Tally every line of the listing below that holds "this", then give the tally alone.

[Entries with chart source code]
────────────────────────────────────────

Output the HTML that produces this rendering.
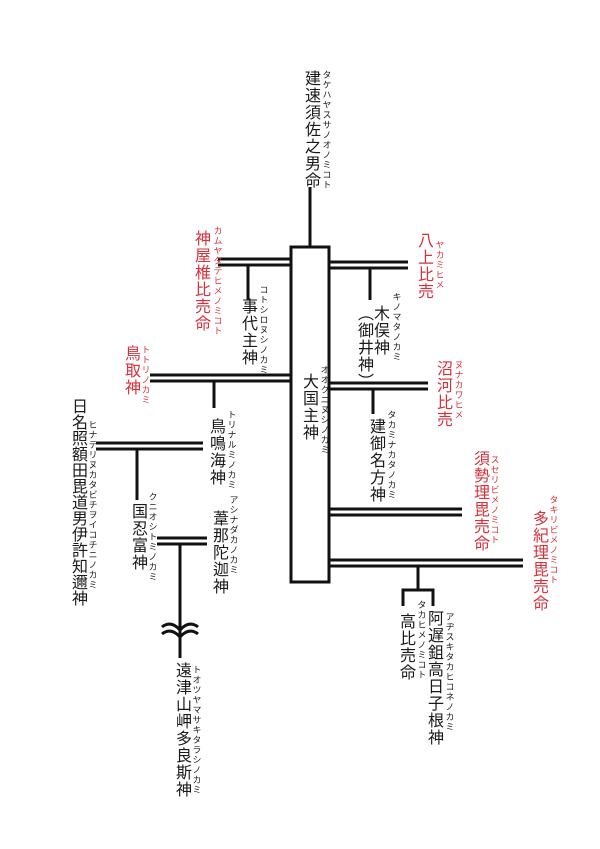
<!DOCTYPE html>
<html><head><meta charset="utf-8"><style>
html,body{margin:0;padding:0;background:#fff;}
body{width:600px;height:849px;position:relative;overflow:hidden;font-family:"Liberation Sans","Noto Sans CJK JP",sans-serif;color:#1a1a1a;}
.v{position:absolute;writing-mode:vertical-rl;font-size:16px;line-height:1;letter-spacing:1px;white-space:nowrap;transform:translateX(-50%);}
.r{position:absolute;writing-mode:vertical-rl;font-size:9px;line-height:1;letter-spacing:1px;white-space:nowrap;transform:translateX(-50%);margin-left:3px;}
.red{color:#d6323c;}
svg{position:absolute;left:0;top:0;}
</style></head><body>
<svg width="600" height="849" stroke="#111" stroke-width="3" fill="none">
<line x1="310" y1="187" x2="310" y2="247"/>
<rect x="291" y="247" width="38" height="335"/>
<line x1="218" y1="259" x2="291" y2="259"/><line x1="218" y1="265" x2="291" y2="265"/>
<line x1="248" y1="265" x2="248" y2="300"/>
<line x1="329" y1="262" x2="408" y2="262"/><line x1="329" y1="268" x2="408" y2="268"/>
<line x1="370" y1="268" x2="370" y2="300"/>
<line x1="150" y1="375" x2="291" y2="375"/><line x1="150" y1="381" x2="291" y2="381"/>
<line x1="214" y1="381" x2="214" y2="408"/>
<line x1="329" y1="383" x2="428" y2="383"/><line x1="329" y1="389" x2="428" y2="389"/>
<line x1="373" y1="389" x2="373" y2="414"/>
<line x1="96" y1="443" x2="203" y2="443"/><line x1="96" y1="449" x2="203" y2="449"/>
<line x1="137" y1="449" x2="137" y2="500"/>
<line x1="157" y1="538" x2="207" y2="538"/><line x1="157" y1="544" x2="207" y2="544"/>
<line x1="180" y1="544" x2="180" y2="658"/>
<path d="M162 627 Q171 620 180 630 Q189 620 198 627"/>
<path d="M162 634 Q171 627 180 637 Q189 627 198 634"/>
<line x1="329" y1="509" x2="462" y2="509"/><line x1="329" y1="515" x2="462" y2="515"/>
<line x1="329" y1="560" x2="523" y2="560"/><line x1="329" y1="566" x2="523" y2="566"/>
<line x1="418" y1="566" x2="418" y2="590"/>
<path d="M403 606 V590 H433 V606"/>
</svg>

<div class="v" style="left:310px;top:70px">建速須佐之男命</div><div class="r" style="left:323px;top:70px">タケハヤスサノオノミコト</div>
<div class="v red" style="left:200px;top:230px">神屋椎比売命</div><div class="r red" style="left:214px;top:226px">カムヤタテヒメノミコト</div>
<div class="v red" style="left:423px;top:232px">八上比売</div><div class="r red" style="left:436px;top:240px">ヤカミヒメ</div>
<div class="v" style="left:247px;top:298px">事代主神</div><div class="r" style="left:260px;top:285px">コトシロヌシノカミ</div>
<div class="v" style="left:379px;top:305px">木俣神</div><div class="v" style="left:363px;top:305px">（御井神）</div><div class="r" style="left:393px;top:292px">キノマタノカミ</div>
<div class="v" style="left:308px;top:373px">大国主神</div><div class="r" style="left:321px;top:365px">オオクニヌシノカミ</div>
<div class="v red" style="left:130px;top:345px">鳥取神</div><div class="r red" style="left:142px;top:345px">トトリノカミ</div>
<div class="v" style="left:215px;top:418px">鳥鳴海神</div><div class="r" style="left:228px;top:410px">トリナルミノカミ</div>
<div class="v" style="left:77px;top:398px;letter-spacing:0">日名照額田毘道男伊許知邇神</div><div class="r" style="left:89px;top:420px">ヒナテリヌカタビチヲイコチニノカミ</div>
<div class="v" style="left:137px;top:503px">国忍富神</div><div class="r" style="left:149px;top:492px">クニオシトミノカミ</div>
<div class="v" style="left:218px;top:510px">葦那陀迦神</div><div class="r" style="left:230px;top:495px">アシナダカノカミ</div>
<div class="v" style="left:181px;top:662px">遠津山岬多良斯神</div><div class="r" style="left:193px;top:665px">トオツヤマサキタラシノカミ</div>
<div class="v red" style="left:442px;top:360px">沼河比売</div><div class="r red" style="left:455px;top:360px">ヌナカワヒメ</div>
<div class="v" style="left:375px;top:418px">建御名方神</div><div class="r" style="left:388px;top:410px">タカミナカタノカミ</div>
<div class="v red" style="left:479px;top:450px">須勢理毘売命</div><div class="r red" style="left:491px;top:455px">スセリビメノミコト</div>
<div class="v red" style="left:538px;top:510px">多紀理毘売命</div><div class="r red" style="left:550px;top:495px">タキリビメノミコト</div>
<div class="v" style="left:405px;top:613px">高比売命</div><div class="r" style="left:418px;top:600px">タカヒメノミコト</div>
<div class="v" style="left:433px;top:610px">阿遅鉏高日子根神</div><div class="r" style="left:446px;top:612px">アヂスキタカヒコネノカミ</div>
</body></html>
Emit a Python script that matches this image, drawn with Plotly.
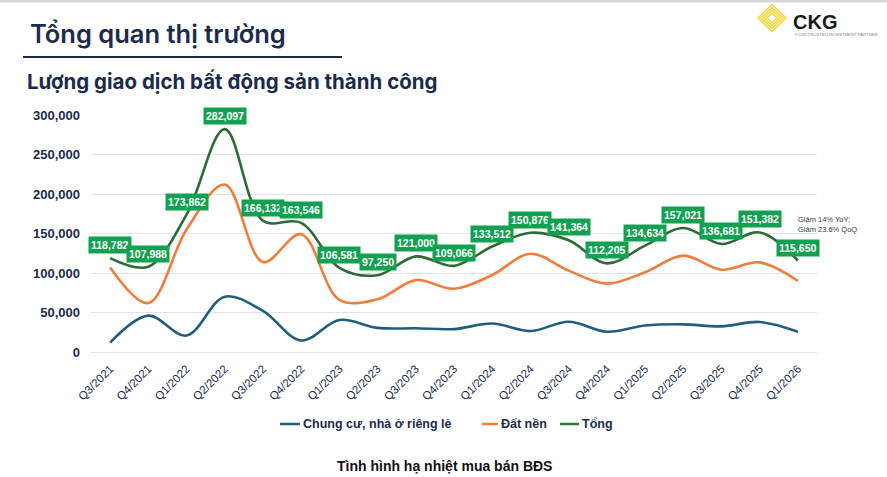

────────────────────────────────────────

| Finished answer |
2